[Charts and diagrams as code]
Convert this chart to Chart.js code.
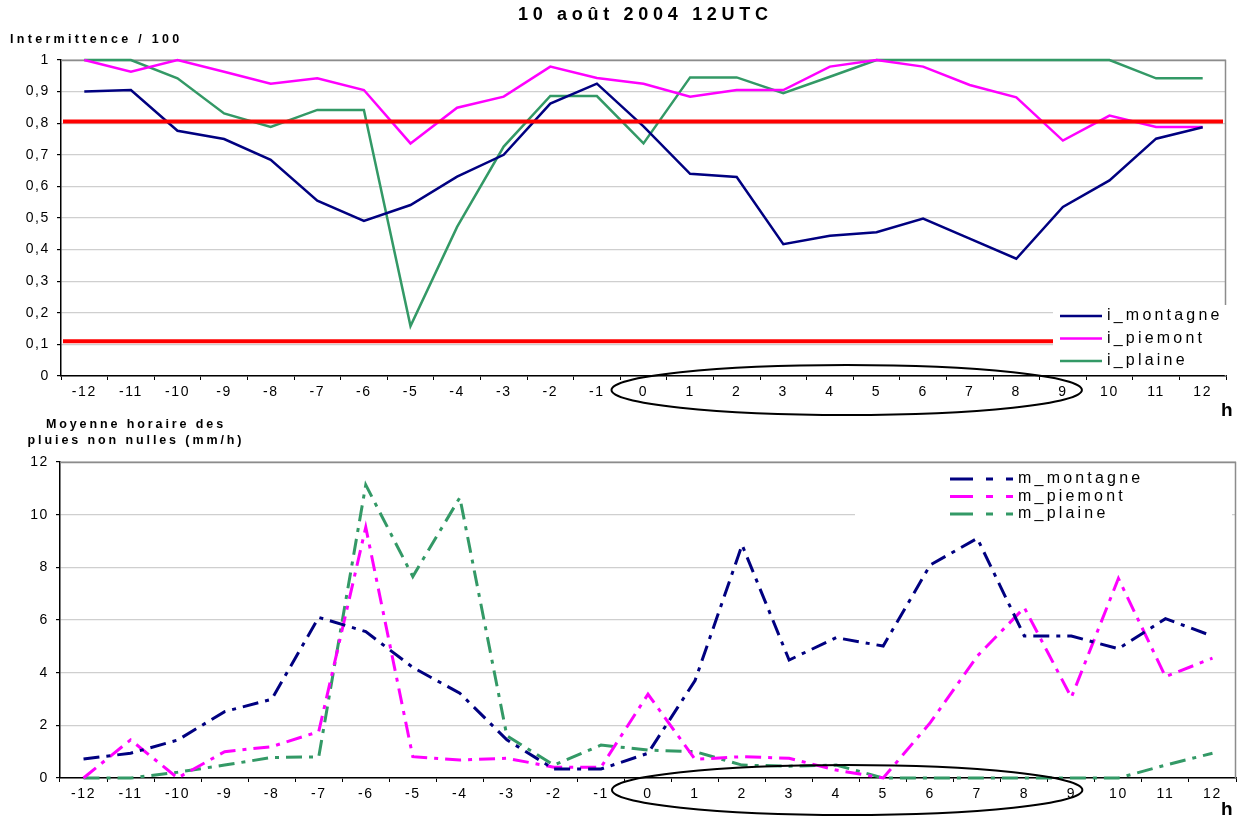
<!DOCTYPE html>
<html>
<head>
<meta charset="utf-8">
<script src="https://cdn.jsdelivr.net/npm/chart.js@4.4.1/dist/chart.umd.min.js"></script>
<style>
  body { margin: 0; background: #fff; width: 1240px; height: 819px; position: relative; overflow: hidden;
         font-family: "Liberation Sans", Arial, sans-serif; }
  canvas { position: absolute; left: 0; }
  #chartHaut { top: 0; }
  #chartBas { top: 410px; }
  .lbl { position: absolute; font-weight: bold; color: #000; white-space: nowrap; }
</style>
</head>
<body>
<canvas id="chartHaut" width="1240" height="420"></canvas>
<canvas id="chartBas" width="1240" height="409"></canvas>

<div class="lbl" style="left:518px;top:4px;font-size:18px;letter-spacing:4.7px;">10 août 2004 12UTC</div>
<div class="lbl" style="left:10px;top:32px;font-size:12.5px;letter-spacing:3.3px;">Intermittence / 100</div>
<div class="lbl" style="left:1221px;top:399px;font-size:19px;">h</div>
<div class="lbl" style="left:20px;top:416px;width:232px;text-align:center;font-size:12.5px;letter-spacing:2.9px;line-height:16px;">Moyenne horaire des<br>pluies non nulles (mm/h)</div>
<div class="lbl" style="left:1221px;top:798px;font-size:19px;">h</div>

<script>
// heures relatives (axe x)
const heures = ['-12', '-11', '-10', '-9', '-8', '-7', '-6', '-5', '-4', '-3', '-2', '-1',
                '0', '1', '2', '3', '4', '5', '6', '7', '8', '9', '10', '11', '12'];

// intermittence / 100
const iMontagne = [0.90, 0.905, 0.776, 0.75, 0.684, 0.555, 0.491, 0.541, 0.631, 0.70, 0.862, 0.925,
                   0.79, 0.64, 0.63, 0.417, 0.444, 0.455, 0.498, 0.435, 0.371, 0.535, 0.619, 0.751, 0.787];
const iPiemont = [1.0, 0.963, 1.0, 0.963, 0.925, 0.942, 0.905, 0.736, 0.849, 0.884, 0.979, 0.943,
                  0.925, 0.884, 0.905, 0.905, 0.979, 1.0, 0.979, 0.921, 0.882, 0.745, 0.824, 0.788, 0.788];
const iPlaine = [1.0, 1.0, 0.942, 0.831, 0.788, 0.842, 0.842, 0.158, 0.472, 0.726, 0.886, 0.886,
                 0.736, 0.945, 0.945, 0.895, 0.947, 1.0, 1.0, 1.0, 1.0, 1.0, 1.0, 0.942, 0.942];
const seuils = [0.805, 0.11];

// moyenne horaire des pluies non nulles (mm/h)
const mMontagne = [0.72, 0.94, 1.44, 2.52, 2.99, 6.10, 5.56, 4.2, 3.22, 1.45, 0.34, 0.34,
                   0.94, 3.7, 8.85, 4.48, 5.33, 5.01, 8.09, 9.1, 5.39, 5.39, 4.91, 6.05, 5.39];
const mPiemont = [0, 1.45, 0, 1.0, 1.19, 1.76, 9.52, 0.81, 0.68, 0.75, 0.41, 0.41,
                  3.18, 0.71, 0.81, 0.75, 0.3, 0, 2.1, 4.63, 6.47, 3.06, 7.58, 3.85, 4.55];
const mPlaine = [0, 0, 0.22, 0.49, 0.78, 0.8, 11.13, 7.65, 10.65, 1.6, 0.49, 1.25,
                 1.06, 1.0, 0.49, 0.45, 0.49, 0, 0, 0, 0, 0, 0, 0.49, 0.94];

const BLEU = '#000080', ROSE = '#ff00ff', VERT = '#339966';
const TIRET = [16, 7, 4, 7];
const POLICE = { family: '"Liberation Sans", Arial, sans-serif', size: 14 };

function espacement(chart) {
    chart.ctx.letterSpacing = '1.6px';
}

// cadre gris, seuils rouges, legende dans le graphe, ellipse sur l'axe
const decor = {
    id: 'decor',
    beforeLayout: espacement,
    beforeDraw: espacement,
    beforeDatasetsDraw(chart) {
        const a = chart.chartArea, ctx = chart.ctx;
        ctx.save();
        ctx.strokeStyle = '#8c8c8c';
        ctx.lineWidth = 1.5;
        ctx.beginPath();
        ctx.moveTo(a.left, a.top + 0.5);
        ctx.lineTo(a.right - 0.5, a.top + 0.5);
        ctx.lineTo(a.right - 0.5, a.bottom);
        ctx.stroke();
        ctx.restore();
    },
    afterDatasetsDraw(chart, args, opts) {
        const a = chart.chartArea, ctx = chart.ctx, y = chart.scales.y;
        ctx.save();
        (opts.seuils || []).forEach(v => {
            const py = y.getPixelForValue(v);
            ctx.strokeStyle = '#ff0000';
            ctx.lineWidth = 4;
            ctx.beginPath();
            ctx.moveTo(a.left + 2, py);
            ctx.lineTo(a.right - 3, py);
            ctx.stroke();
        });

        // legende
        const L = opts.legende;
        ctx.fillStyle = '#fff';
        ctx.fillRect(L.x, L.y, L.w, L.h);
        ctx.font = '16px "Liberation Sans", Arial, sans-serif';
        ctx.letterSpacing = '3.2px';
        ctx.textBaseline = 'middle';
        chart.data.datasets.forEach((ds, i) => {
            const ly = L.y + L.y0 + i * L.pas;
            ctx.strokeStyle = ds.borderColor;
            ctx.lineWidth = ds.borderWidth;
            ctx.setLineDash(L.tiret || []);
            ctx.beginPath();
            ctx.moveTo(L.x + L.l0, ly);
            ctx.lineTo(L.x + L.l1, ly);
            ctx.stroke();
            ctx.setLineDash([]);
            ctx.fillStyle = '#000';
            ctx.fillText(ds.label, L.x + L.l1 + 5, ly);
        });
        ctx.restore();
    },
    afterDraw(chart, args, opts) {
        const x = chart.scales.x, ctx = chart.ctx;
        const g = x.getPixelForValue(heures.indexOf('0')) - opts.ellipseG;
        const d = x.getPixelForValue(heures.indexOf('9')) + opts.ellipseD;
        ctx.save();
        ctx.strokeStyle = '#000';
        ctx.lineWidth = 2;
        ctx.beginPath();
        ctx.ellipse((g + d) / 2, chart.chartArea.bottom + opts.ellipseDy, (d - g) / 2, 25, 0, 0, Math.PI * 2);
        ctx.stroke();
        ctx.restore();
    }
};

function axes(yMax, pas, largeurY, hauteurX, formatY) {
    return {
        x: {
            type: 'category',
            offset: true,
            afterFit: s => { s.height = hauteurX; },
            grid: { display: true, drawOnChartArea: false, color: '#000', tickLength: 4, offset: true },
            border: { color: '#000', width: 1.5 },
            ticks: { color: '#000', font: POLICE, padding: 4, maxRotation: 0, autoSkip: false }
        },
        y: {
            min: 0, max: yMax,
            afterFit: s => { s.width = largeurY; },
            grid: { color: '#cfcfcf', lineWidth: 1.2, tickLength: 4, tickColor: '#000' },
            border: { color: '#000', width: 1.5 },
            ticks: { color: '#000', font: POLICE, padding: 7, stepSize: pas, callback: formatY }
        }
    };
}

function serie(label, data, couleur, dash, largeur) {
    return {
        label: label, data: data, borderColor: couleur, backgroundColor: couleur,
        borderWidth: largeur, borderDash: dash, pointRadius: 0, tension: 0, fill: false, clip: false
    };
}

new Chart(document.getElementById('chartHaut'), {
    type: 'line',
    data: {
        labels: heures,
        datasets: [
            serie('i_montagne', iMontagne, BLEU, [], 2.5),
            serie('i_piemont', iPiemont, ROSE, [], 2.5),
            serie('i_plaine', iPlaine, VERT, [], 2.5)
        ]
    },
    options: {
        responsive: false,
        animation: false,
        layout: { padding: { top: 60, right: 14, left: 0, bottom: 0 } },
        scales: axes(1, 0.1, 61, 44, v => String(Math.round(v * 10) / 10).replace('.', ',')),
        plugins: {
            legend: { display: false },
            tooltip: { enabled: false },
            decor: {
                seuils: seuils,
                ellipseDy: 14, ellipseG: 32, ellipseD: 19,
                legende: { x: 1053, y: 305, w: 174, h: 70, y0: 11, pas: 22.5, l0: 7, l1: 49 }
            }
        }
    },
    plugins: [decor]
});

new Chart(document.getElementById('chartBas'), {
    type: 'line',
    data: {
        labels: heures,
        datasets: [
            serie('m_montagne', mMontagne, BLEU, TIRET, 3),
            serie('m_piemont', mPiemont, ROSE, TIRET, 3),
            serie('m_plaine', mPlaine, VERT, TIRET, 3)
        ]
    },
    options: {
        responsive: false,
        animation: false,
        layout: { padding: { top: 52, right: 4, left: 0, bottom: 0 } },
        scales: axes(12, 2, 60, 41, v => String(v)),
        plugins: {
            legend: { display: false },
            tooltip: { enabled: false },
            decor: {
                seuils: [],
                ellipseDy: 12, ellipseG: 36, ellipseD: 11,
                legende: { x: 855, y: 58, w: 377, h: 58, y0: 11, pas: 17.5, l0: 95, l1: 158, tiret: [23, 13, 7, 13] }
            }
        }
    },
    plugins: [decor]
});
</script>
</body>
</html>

...

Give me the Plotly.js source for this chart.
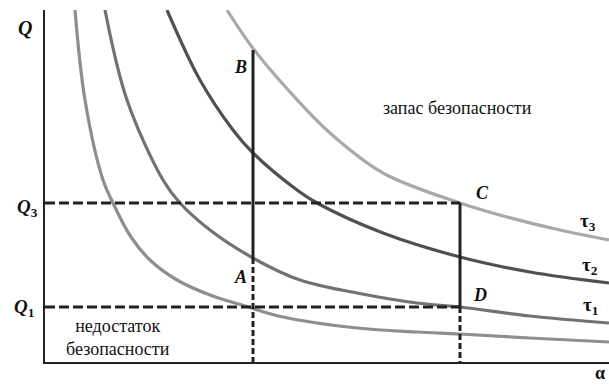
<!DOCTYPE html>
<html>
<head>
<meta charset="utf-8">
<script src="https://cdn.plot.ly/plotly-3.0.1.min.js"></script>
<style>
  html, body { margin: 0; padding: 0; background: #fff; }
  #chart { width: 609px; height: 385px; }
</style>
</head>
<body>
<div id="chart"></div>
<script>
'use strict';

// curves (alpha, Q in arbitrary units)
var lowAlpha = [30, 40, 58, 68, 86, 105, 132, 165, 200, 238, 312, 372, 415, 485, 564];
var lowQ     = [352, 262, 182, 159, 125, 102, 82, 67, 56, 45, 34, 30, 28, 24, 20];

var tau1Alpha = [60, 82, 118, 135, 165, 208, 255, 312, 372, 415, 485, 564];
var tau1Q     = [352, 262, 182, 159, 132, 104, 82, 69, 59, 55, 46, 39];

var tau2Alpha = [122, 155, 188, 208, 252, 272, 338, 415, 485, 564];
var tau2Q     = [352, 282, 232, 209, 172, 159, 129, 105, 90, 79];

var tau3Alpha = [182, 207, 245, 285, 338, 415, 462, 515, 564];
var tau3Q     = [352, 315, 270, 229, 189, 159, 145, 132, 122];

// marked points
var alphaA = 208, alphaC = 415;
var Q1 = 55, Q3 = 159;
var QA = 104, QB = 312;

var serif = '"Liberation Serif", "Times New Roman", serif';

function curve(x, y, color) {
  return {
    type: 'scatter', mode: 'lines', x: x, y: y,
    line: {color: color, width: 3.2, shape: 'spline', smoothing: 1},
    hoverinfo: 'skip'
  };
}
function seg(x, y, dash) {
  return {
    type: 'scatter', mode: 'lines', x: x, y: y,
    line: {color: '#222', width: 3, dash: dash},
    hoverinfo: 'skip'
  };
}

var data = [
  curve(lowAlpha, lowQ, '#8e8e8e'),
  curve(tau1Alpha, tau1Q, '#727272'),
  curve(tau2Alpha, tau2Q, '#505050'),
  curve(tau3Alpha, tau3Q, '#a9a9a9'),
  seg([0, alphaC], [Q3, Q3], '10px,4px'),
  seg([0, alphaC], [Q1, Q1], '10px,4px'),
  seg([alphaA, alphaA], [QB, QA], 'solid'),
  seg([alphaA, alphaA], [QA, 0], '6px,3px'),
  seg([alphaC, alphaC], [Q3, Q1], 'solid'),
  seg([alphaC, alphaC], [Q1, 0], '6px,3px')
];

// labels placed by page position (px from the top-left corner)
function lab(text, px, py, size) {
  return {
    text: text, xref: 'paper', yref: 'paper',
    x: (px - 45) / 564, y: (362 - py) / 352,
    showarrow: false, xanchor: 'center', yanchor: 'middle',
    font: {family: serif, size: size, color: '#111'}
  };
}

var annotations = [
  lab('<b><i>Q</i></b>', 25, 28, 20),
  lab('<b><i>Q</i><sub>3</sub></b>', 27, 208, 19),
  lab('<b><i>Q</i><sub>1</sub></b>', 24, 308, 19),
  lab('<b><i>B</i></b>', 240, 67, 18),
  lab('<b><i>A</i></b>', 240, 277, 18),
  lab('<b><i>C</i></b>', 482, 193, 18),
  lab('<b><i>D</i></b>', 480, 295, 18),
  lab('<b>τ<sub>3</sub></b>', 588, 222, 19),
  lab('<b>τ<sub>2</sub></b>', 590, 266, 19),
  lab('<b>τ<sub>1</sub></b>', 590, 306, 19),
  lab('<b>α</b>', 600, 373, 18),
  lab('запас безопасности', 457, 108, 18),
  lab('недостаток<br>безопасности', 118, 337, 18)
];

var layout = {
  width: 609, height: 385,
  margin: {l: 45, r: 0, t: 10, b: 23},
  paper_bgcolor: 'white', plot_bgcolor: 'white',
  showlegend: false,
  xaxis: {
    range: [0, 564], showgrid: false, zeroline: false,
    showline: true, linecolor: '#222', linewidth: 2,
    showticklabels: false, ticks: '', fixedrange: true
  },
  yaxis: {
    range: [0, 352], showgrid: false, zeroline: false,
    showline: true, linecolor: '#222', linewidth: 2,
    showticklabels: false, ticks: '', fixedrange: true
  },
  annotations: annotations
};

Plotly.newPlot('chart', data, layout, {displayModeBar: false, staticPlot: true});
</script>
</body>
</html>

**JOB**
The first line to copy holds "Give me the Plotly.js source for this chart.", and the last holds "28, 24, 20];". Copy them and the lines between exactly, leaving out pictures.

**SOLUTION TO THE PROBLEM**
Give me the Plotly.js source for this chart.
<!DOCTYPE html>
<html>
<head>
<meta charset="utf-8">
<script src="https://cdn.plot.ly/plotly-3.0.1.min.js"></script>
<style>
  html, body { margin: 0; padding: 0; background: #fff; }
  #chart { width: 609px; height: 385px; }
</style>
</head>
<body>
<div id="chart"></div>
<script>
'use strict';

// curves (alpha, Q in arbitrary units)
var lowAlpha = [30, 40, 58, 68, 86, 105, 132, 165, 200, 238, 312, 372, 415, 485, 564];
var lowQ     = [352, 262, 182, 159, 125, 102, 82, 67, 56, 45, 34, 30, 28, 24, 20];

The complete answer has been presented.